>> Start

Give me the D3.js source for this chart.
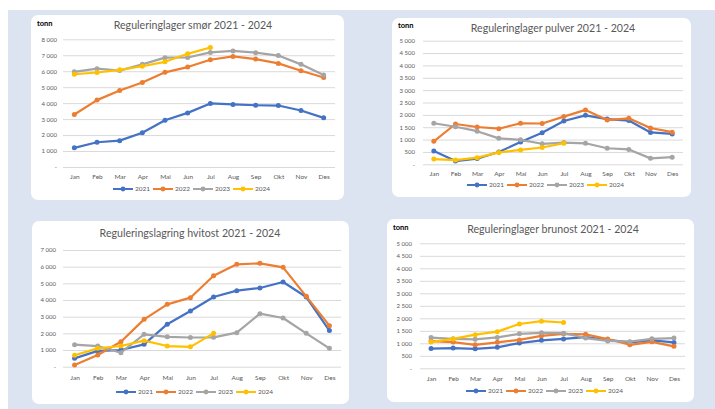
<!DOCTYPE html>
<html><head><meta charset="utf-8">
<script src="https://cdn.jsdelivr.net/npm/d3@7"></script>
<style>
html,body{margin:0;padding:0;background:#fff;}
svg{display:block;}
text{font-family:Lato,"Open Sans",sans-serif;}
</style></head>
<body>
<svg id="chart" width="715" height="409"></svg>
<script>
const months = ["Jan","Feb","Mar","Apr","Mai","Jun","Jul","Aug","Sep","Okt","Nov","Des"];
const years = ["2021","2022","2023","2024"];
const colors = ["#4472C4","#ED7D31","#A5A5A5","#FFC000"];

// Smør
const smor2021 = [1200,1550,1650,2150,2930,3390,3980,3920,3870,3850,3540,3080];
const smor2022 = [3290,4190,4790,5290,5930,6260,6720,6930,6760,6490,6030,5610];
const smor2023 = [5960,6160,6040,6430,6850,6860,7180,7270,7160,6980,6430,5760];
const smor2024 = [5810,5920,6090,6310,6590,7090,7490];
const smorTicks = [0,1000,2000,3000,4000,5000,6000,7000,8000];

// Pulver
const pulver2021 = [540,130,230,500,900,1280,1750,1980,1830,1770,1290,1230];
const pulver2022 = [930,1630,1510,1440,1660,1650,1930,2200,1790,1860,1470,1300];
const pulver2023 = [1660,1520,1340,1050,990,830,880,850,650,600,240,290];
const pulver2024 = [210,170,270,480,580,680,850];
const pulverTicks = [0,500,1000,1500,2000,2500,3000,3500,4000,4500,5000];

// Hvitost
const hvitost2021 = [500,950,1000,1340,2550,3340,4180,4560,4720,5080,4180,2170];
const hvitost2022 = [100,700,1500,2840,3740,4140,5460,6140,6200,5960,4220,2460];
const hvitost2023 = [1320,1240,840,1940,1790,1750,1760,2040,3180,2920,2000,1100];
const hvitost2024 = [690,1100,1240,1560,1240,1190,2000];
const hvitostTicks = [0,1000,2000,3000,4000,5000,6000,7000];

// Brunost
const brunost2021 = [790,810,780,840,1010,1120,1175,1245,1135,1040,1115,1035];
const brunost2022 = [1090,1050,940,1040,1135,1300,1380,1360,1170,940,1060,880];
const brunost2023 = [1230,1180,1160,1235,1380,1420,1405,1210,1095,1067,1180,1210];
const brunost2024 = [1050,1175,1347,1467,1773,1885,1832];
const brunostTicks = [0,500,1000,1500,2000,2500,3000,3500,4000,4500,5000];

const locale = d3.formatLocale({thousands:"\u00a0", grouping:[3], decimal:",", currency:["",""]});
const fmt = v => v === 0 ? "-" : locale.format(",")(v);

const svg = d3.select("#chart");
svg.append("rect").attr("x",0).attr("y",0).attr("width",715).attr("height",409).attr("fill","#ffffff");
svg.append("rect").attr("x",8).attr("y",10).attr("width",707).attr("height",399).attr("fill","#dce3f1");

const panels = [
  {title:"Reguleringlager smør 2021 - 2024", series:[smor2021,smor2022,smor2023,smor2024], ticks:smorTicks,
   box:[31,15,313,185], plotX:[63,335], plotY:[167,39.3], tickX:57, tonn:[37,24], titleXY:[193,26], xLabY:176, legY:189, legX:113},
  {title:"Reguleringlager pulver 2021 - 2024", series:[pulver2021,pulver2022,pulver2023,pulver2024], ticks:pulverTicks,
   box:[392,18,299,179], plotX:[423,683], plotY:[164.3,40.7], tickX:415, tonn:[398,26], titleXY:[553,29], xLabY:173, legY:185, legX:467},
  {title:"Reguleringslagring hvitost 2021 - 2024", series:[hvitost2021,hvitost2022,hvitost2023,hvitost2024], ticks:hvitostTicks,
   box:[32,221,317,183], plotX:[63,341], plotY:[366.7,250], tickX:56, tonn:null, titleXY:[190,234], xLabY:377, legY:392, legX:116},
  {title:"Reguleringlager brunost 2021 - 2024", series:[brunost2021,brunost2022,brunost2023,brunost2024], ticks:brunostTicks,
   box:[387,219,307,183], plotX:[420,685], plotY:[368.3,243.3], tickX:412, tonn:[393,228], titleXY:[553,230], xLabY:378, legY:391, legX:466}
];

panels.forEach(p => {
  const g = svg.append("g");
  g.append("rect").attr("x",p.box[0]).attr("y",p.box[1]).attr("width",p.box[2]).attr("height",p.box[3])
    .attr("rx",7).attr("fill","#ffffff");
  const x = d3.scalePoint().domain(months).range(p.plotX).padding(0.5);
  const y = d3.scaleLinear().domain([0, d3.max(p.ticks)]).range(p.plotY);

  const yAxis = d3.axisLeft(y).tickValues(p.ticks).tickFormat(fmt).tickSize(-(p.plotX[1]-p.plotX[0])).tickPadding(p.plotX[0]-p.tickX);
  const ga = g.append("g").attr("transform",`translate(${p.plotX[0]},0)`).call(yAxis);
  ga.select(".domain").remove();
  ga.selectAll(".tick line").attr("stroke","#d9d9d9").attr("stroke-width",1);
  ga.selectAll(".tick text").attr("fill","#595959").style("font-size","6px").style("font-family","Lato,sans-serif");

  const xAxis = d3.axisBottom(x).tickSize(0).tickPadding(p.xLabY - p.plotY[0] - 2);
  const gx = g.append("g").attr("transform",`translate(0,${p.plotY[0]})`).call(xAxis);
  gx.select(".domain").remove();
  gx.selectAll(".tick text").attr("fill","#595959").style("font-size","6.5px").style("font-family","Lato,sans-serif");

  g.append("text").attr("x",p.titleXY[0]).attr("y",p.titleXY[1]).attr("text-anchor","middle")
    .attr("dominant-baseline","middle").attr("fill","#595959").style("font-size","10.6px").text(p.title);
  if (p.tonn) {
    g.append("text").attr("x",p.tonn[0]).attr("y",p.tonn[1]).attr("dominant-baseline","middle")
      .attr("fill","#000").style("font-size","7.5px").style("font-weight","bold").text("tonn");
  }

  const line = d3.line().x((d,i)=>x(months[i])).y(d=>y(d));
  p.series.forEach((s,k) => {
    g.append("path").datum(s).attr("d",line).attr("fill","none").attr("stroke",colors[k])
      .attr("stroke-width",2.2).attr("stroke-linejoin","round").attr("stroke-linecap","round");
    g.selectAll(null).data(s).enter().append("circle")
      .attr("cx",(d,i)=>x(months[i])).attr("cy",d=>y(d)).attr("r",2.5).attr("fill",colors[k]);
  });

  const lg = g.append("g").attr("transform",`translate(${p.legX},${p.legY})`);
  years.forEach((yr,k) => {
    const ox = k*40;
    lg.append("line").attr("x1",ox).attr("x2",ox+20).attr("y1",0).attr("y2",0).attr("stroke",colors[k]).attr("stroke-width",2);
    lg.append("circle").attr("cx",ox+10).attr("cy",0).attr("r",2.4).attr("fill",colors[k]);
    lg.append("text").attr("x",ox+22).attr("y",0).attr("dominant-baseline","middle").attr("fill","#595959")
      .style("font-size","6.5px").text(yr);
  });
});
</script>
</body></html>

>> End

### [Request]
Your task is to reproduce all of the material exactly. The pictures stay out.

### [Written solution]
Give me the D3.js source for this chart.
<!DOCTYPE html>
<html><head><meta charset="utf-8">
<script src="https://cdn.jsdelivr.net/npm/d3@7"></script>
<style>
html,body{margin:0;padding:0;background:#fff;}
svg{display:block;}
text{font-family:Lato,"Open Sans",sans-serif;}
</style></head>
<body>
<svg id="chart" width="715" height="409"></svg>
<script>
const months = ["Jan","Feb","Mar","Apr","Mai","Jun","Jul","Aug","Sep","Okt","Nov","Des"];
const years = ["2021","2022","2023","2024"];
const colors = ["#4472C4","#ED7D31","#A5A5A5","#FFC000"];

// Smør
const smor2021 = [1200,1550,1650,2150,2930,3390,3980,3920,3870,3850,3540,3080];
const smor2022 = [3290,4190,4790,5290,5930,6260,6720,6930,6760,6490,6030,5610];
const smor2023 = [5960,6160,6040,6430,6850,6860,7180,7270,7160,6980,6430,5760];
const smor2024 = [5810,5920,6090,6310,6590,7090,7490];
const smorTicks = [0,1000,2000,3000,4000,5000,6000,7000,8000];

// Pulver
const pulver2021 = [540,130,230,500,900,1280,1750,1980,1830,1770,1290,1230];
const pulver2022 = [930,1630,1510,1440,1660,1650,1930,2200,1790,1860,1470,1300];
const pulver2023 = [1660,1520,1340,1050,990,830,880,850,650,600,240,290];
const pulver2024 = [210,170,270,480,580,680,850];
const pulverTicks = [0,500,1000,1500,2000,2500,3000,3500,4000,4500,5000];

// Hvitost
const hvitost2021 = [500,950,1000,1340,2550,3340,4180,4560,4720,5080,4180,2170];
const hvitost2022 = [100,700,1500,2840,3740,4140,5460,6140,6200,5960,4220,2460];
const hvitost2023 = [1320,1240,840,1940,1790,1750,1760,2040,3180,2920,2000,1100];
const hvitost2024 = [690,1100,1240,1560,1240,1190,2000];
const hvitostTicks = [0,1000,2000,3000,4000,5000,6000,7000];

// Brunost
const brunost2021 = [790,810,780,840,1010,1120,1175,1245,1135,1040,1115,1035];
const brunost2022 = [1090,1050,940,1040,1135,1300,1380,1360,1170,940,1060,880];
const brunost2023 = [1230,1180,1160,1235,1380,1420,1405,1210,1095,1067,1180,1210];
const brunost2024 = [1050,1175,1347,1467,1773,1885,1832];
const brunostTicks = [0,500,1000,1500,2000,2500,3000,3500,4000,4500,5000];

const locale = d3.formatLocale({thousands:"\u00a0", grouping:[3], decimal:",", currency:["",""]});
const fmt = v => v === 0 ? "-" : locale.format(",")(v);

const svg = d3.select("#chart");
svg.append("rect").attr("x",0).attr("y",0).attr("width",715).attr("height",409).attr("fill","#ffffff");
svg.append("rect").attr("x",8).attr("y",10).attr("width",707).attr("height",399).attr("fill","#dce3f1");

const panels = [
  {title:"Reguleringlager smør 2021 - 2024", series:[smor2021,smor2022,smor2023,smor2024], ticks:smorTicks,
   box:[31,15,313,185], plotX:[63,335], plotY:[167,39.3], tickX:57, tonn:[37,24], titleXY:[193,26], xLabY:176, legY:189, legX:113},
  {title:"Reguleringlager pulver 2021 - 2024", series:[pulver2021,pulver2022,pulver2023,pulver2024], ticks:pulverTicks,
   box:[392,18,299,179], plotX:[423,683], plotY:[164.3,40.7], tickX:415, tonn:[398,26], titleXY:[553,29], xLabY:173, legY:185, legX:467},
  {title:"Reguleringslagring hvitost 2021 - 2024", series:[hvitost2021,hvitost2022,hvitost2023,hvitost2024], ticks:hvitostTicks,
   box:[32,221,317,183], plotX:[63,341], plotY:[366.7,250], tickX:56, tonn:null, titleXY:[190,234], xLabY:377, legY:392, legX:116},
  {title:"Reguleringlager brunost 2021 - 2024", series:[brunost2021,brunost2022,brunost2023,brunost2024], ticks:brunostTicks,
   box:[387,219,307,183], plotX:[420,685], plotY:[368.3,243.3], tickX:412, tonn:[393,228], titleXY:[553,230], xLabY:378, legY:391, legX:466}
];

panels.forEach(p => {
  const g = svg.append("g");
  g.append("rect").attr("x",p.box[0]).attr("y",p.box[1]).attr("width",p.box[2]).attr("height",p.box[3])
    .attr("rx",7).attr("fill","#ffffff");
  const x = d3.scalePoint().domain(months).range(p.plotX).padding(0.5);
  const y = d3.scaleLinear().domain([0, d3.max(p.ticks)]).range(p.plotY);

  const yAxis = d3.axisLeft(y).tickValues(p.ticks).tickFormat(fmt).tickSize(-(p.plotX[1]-p.plotX[0])).tickPadding(p.plotX[0]-p.tickX);
  const ga = g.append("g").attr("transform",`translate(${p.plotX[0]},0)`).call(yAxis);
  ga.select(".domain").remove();
  ga.selectAll(".tick line").attr("stroke","#d9d9d9").attr("stroke-width",1);
  ga.selectAll(".tick text").attr("fill","#595959").style("font-size","6px").style("font-family","Lato,sans-serif");

  const xAxis = d3.axisBottom(x).tickSize(0).tickPadding(p.xLabY - p.plotY[0] - 2);
  const gx = g.append("g").attr("transform",`translate(0,${p.plotY[0]})`).call(xAxis);
  gx.select(".domain").remove();
  gx.selectAll(".tick text").attr("fill","#595959").style("font-size","6.5px").style("font-family","Lato,sans-serif");

  g.append("text").attr("x",p.titleXY[0]).attr("y",p.titleXY[1]).attr("text-anchor","middle")
    .attr("dominant-baseline","middle").attr("fill","#595959").style("font-size","10.6px").text(p.title);
  if (p.tonn) {
    g.append("text").attr("x",p.tonn[0]).attr("y",p.tonn[1]).attr("dominant-baseline","middle")
      .attr("fill","#000").style("font-size","7.5px").style("font-weight","bold").text("tonn");
  }

  const line = d3.line().x((d,i)=>x(months[i])).y(d=>y(d));
  p.series.forEach((s,k) => {
    g.append("path").datum(s).attr("d",line).attr("fill","none").attr("stroke",colors[k])
      .attr("stroke-width",2.2).attr("stroke-linejoin","round").attr("stroke-linecap","round");
    g.selectAll(null).data(s).enter().append("circle")
      .attr("cx",(d,i)=>x(months[i])).attr("cy",d=>y(d)).attr("r",2.5).attr("fill",colors[k]);
  });

  const lg = g.append("g").attr("transform",`translate(${p.legX},${p.legY})`);
  years.forEach((yr,k) => {
    const ox = k*40;
    lg.append("line").attr("x1",ox).attr("x2",ox+20).attr("y1",0).attr("y2",0).attr("stroke",colors[k]).attr("stroke-width",2);
    lg.append("circle").attr("cx",ox+10).attr("cy",0).attr("r",2.4).attr("fill",colors[k]);
    lg.append("text").attr("x",ox+22).attr("y",0).attr("dominant-baseline","middle").attr("fill","#595959")
      .style("font-size","6.5px").text(yr);
  });
});
</script>
</body></html>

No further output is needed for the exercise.